• _Data_

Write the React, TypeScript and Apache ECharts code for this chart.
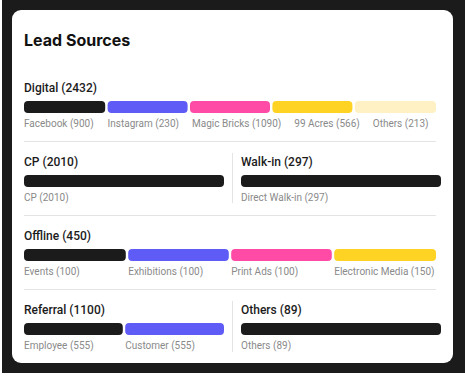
import React, { useEffect, useRef } from 'react';
import * as echarts from 'echarts';

const chartTitle = 'Lead Sources';
const sectionNames = ['Digital', 'CP', 'Walk-in', 'Offline', 'Referral', 'Others'];
const sectionTotals = [2432, 2010, 297, 450, 1100, 89];

const digitalLabels = ['Facebook', 'Instagram', 'Magic Bricks', '99 Acres', 'Others'];
const digitalValues = [900, 230, 1090, 566, 213];
const cpLabels = ['CP'];
const cpValues = [2010];
const walkInLabels = ['Direct Walk-in'];
const walkInValues = [297];
const offlineLabels = ['Events', 'Exhibitions', 'Print Ads', 'Electronic Media'];
const offlineValues = [100, 100, 100, 150];
const referralLabels = ['Employee', 'Customer'];
const referralValues = [555, 555];
const othersLabels = ['Others'];
const othersValues = [89];

const sectionLabels = [digitalLabels, cpLabels, walkInLabels, offlineLabels, referralLabels, othersLabels];
const sectionValues = [digitalValues, cpValues, walkInValues, offlineValues, referralValues, othersValues];

const palette = ['#1b1b1b', '#5f5bf6', '#ff4aa6', '#ffd324', '#fff1c4'];

// layout of each section's bar (pixels)
const layouts = [
  { left: 24, top: 101, width: 412 },
  { left: 24, top: 175, width: 200 },
  { left: 241, top: 175, width: 200 },
  { left: 24, top: 249, width: 412 },
  { left: 24, top: 323, width: 200 },
  { left: 241, top: 323, width: 200 },
];
const BAR_H = 12;
const LABEL_FONT = '10px Roboto';
const LABEL_GAP = 13;

let measureCtx: CanvasRenderingContext2D | null = null;
function textWidth(t: string, font: string): number {
  if (!measureCtx) measureCtx = document.createElement('canvas').getContext('2d');
  if (!measureCtx) return t.length * 5.2;
  measureCtx.font = font;
  return measureCtx.measureText(t).width;
}

export default function App() {
  const ref = useRef<HTMLDivElement>(null);
  useEffect(() => {
    if (!ref.current) return;
    const chart = echarts.init(ref.current, undefined, { renderer: 'svg' });

    const grids: any[] = [];
    const xAxes: any[] = [];
    const yAxes: any[] = [];
    const series: any[] = [];
    const graphics: any[] = [
      { type: 'rect', z: -10, shape: { x: 2, y: 0, width: 463, height: 373 }, style: { fill: '#1b1b1b' } },
      { type: 'rect', z: -9, shape: { x: 12, y: 10, width: 441, height: 353, r: 9 }, style: { fill: '#ffffff' } },
      {
        type: 'text', x: 24, y: 40,
        style: { text: chartTitle, fill: '#111111', font: 'bold 16px Inter', verticalAlign: 'middle' },
      },
      { type: 'line', shape: { x1: 24, y1: 141.5, x2: 436, y2: 141.5 }, style: { stroke: '#e4e4e4', lineWidth: 1 } },
      { type: 'line', shape: { x1: 24, y1: 215.5, x2: 436, y2: 215.5 }, style: { stroke: '#e4e4e4', lineWidth: 1 } },
      { type: 'line', shape: { x1: 24, y1: 289.5, x2: 436, y2: 289.5 }, style: { stroke: '#e4e4e4', lineWidth: 1 } },
      { type: 'line', shape: { x1: 232.5, y1: 153, x2: 232.5, y2: 203 }, style: { stroke: '#e4e4e4', lineWidth: 1 } },
      { type: 'line', shape: { x1: 232.5, y1: 301, x2: 232.5, y2: 352 }, style: { stroke: '#e4e4e4', lineWidth: 1 } },
    ];

    sectionNames.forEach((name, si) => {
      const lay = layouts[si];
      const labels = sectionLabels[si];
      const values = sectionValues[si];
      const n = labels.length;
      const labelText = (i: number) => `${labels[i]} (${values[i]})`;
      grids.push({ left: lay.left, top: lay.top, width: lay.width, height: BAR_H, containLabel: false });
      xAxes.push({ type: 'value', gridIndex: si, min: 0, max: n, show: false });
      yAxes.push({ type: 'value', gridIndex: si, min: 0, max: 1, show: false });
      graphics.push({
        type: 'text', x: lay.left, y: lay.top - 13,
        style: {
          text: `${name} (${sectionTotals[si]})`, fill: '#1b1b1b',
          font: '500 12px Roboto', verticalAlign: 'middle',
        },
      });
      series.push({
        type: 'custom',
        xAxisIndex: si,
        yAxisIndex: si,
        clip: false,
        data: labels.map((l, i) => ({ value: [i, i + 1], name: l, itemStyle: { color: palette[i] } })),
        renderItem: (params: any, api: any) => {
          const start = api.value(0);
          const end = api.value(1);
          const tl = api.coord([start, 1]);
          const br = api.coord([end, 0]);
          const gap = 1.2;
          const segStart = (j: number) => (j === 0 ? api.coord([0, 1])[0] : api.coord([j, 1])[0] + gap);
          const x0 = segStart(start);
          const x1 = end === n ? br[0] : br[0] - gap;
          const idx = params.dataIndex;
          // labels flow left to right: each starts at its segment or after the previous label
          let lx = segStart(0);
          for (let j = 1; j <= idx; j++) {
            lx = Math.max(segStart(j), lx + textWidth(labelText(j - 1), LABEL_FONT) + LABEL_GAP);
          }
          return {
            type: 'group',
            children: [
              {
                type: 'rect',
                shape: { x: x0, y: tl[1], width: x1 - x0, height: br[1] - tl[1], r: 4 },
                style: { fill: palette[idx] },
              },
              {
                type: 'text',
                x: lx,
                y: br[1] + 10,
                style: {
                  text: labelText(idx),
                  fill: '#8a8a8a',
                  font: LABEL_FONT,
                  verticalAlign: 'middle',
                  align: 'left',
                },
              },
            ],
          };
        },
      });
    });

    chart.setOption({
      animation: false,
      grid: grids,
      xAxis: xAxes,
      yAxis: yAxes,
      series,
      graphic: graphics,
    });
    return () => chart.dispose();
  }, []);

  return (
    <div style={{ position: 'absolute', left: 0, top: 0, width: 465, height: 380, background: '#ffffff' }}>
      <div ref={ref} style={{ width: 465, height: 380 }} />
    </div>
  );
}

• _What the task asks_
The data should be printed again unchanged; leave its pictures out.

• _Exercise answer_
Write the React, TypeScript and Apache ECharts code for this chart.
import React, { useEffect, useRef } from 'react';
import * as echarts from 'echarts';

const chartTitle = 'Lead Sources';
const sectionNames = ['Digital', 'CP', 'Walk-in', 'Offline', 'Referral', 'Others'];
const sectionTotals = [2432, 2010, 297, 450, 1100, 89];

const digitalLabels = ['Facebook', 'Instagram', 'Magic Bricks', '99 Acres', 'Others'];
const digitalValues = [900, 230, 1090, 566, 213];
const cpLabels = ['CP'];
const cpValues = [2010];
const walkInLabels = ['Direct Walk-in'];
const walkInValues = [297];
const offlineLabels = ['Events', 'Exhibitions', 'Print Ads', 'Electronic Media'];
const offlineValues = [100, 100, 100, 150];
const referralLabels = ['Employee', 'Customer'];
const referralValues = [555, 555];
const othersLabels = ['Others'];
const othersValues = [89];

const sectionLabels = [digitalLabels, cpLabels, walkInLabels, offlineLabels, referralLabels, othersLabels];
const sectionValues = [digitalValues, cpValues, walkInValues, offlineValues, referralValues, othersValues];

const palette = ['#1b1b1b', '#5f5bf6', '#ff4aa6', '#ffd324', '#fff1c4'];

// layout of each section's bar (pixels)
const layouts = [
  { left: 24, top: 101, width: 412 },
  { left: 24, top: 175, width: 200 },
  { left: 241, top: 175, width: 200 },
  { left: 24, top: 249, width: 412 },
  { left: 24, top: 323, width: 200 },
  { left: 241, top: 323, width: 200 },
];
const BAR_H = 12;
const LABEL_FONT = '10px Roboto';
const LABEL_GAP = 13;

let measureCtx: CanvasRenderingContext2D | null = null;
function textWidth(t: string, font: string): number {
  if (!measureCtx) measureCtx = document.createElement('canvas').getContext('2d');
  if (!measureCtx) return t.length * 5.2;
  measureCtx.font = font;
  return measureCtx.measureText(t).width;
}

export default function App() {
  const ref = useRef<HTMLDivElement>(null);
  useEffect(() => {
    if (!ref.current) return;
    const chart = echarts.init(ref.current, undefined, { renderer: 'svg' });

    const grids: any[] = [];
    const xAxes: any[] = [];
    const yAxes: any[] = [];
    const series: any[] = [];
    const graphics: any[] = [
      { type: 'rect', z: -10, shape: { x: 2, y: 0, width: 463, height: 373 }, style: { fill: '#1b1b1b' } },
      { type: 'rect', z: -9, shape: { x: 12, y: 10, width: 441, height: 353, r: 9 }, style: { fill: '#ffffff' } },
      {
        type: 'text', x: 24, y: 40,
        style: { text: chartTitle, fill: '#111111', font: 'bold 16px Inter', verticalAlign: 'middle' },
      },
      { type: 'line', shape: { x1: 24, y1: 141.5, x2: 436, y2: 141.5 }, style: { stroke: '#e4e4e4', lineWidth: 1 } },
      { type: 'line', shape: { x1: 24, y1: 215.5, x2: 436, y2: 215.5 }, style: { stroke: '#e4e4e4', lineWidth: 1 } },
      { type: 'line', shape: { x1: 24, y1: 289.5, x2: 436, y2: 289.5 }, style: { stroke: '#e4e4e4', lineWidth: 1 } },
      { type: 'line', shape: { x1: 232.5, y1: 153, x2: 232.5, y2: 203 }, style: { stroke: '#e4e4e4', lineWidth: 1 } },
      { type: 'line', shape: { x1: 232.5, y1: 301, x2: 232.5, y2: 352 }, style: { stroke: '#e4e4e4', lineWidth: 1 } },
    ];

    sectionNames.forEach((name, si) => {
      const lay = layouts[si];
      const labels = sectionLabels[si];
      const values = sectionValues[si];
      const n = labels.length;
      const labelText = (i: number) => `${labels[i]} (${values[i]})`;
      grids.push({ left: lay.left, top: lay.top, width: lay.width, height: BAR_H, containLabel: false });
      xAxes.push({ type: 'value', gridIndex: si, min: 0, max: n, show: false });
      yAxes.push({ type: 'value', gridIndex: si, min: 0, max: 1, show: false });
      graphics.push({
        type: 'text', x: lay.left, y: lay.top - 13,
        style: {
          text: `${name} (${sectionTotals[si]})`, fill: '#1b1b1b',
          font: '500 12px Roboto', verticalAlign: 'middle',
        },
      });
      series.push({
        type: 'custom',
        xAxisIndex: si,
        yAxisIndex: si,
        clip: false,
        data: labels.map((l, i) => ({ value: [i, i + 1], name: l, itemStyle: { color: palette[i] } })),
        renderItem: (params: any, api: any) => {
          const start = api.value(0);
          const end = api.value(1);
          const tl = api.coord([start, 1]);
          const br = api.coord([end, 0]);
          const gap = 1.2;
          const segStart = (j: number) => (j === 0 ? api.coord([0, 1])[0] : api.coord([j, 1])[0] + gap);
          const x0 = segStart(start);
          const x1 = end === n ? br[0] : br[0] - gap;
          const idx = params.dataIndex;
          // labels flow left to right: each starts at its segment or after the previous label
          let lx = segStart(0);
          for (let j = 1; j <= idx; j++) {
            lx = Math.max(segStart(j), lx + textWidth(labelText(j - 1), LABEL_FONT) + LABEL_GAP);
          }
          return {
            type: 'group',
            children: [
              {
                type: 'rect',
                shape: { x: x0, y: tl[1], width: x1 - x0, height: br[1] - tl[1], r: 4 },
                style: { fill: palette[idx] },
              },
              {
                type: 'text',
                x: lx,
                y: br[1] + 10,
                style: {
                  text: labelText(idx),
                  fill: '#8a8a8a',
                  font: LABEL_FONT,
                  verticalAlign: 'middle',
                  align: 'left',
                },
              },
            ],
          };
        },
      });
    });

    chart.setOption({
      animation: false,
      grid: grids,
      xAxis: xAxes,
      yAxis: yAxes,
      series,
      graphic: graphics,
    });
    return () => chart.dispose();
  }, []);

  return (
    <div style={{ position: 'absolute', left: 0, top: 0, width: 465, height: 380, background: '#ffffff' }}>
      <div ref={ref} style={{ width: 465, height: 380 }} />
    </div>
  );
}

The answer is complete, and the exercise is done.